Where the Right Tech Steps In
This is where an accounts receivable platform becomes a turning point. Instead of relying on spreadsheets and gut feel, businesses get structured workflows, consistent follow-ups, and visibility into every dollar owed. The platform doesn’t just remind clients to pay—it builds a system where payment becomes part of the process.
Christian at CW Systems saw the difference almost instantly. Their overdue debtor days dropped from 12 to 4, freeing up cash and giving management better control over financial decisions. It wasn’t just about reminders—it was about seeing the whole picture clearly.
When Revenue Feels Like a Mirage
There’s a particular frustration that comes from seeing high revenue figures and still feeling the squeeze. It’s like standing next to a full reservoir but not having access to a tap. The problem isn’t lack of water—it’s lack of flow.
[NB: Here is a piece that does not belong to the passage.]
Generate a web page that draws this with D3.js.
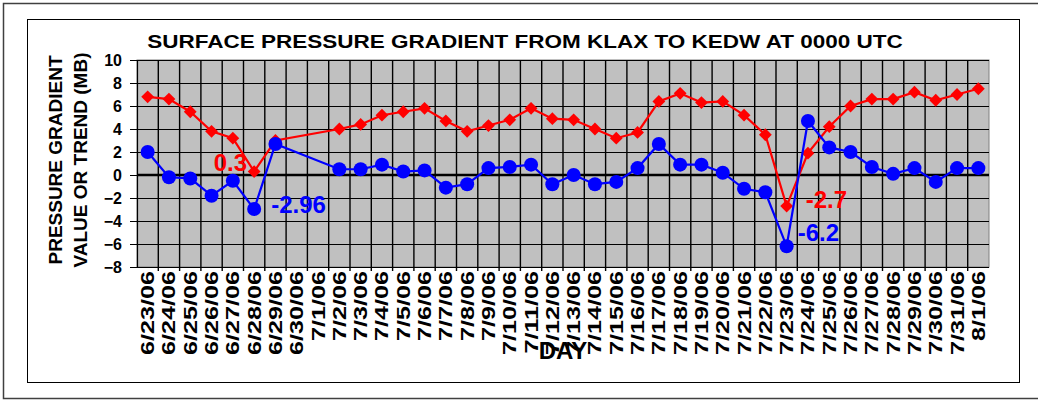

That’s what late receivables do. They hold your income hostage, often without warning. And while you may be generating healthy revenue, it means little if you can’t use it when you need it.
Getting Cash Moving Again
It’s not about chasing clients aggressively or sending dozens of reminders. It’s about creating a system that respects your time and theirs. One where invoicing, reminders, payments, and follow-ups happen in a rhythm that matches the pace of your business.
Businesses that take this seriously see real results. Not just in recovered revenue, but in time saved, relationships improved, and growth re-ignited. Cash starts moving again, and the numbers on paper finally match what’s in the bank.
Because revenue should feel real. Tangible. Usable. And with the right processes in place, it can be.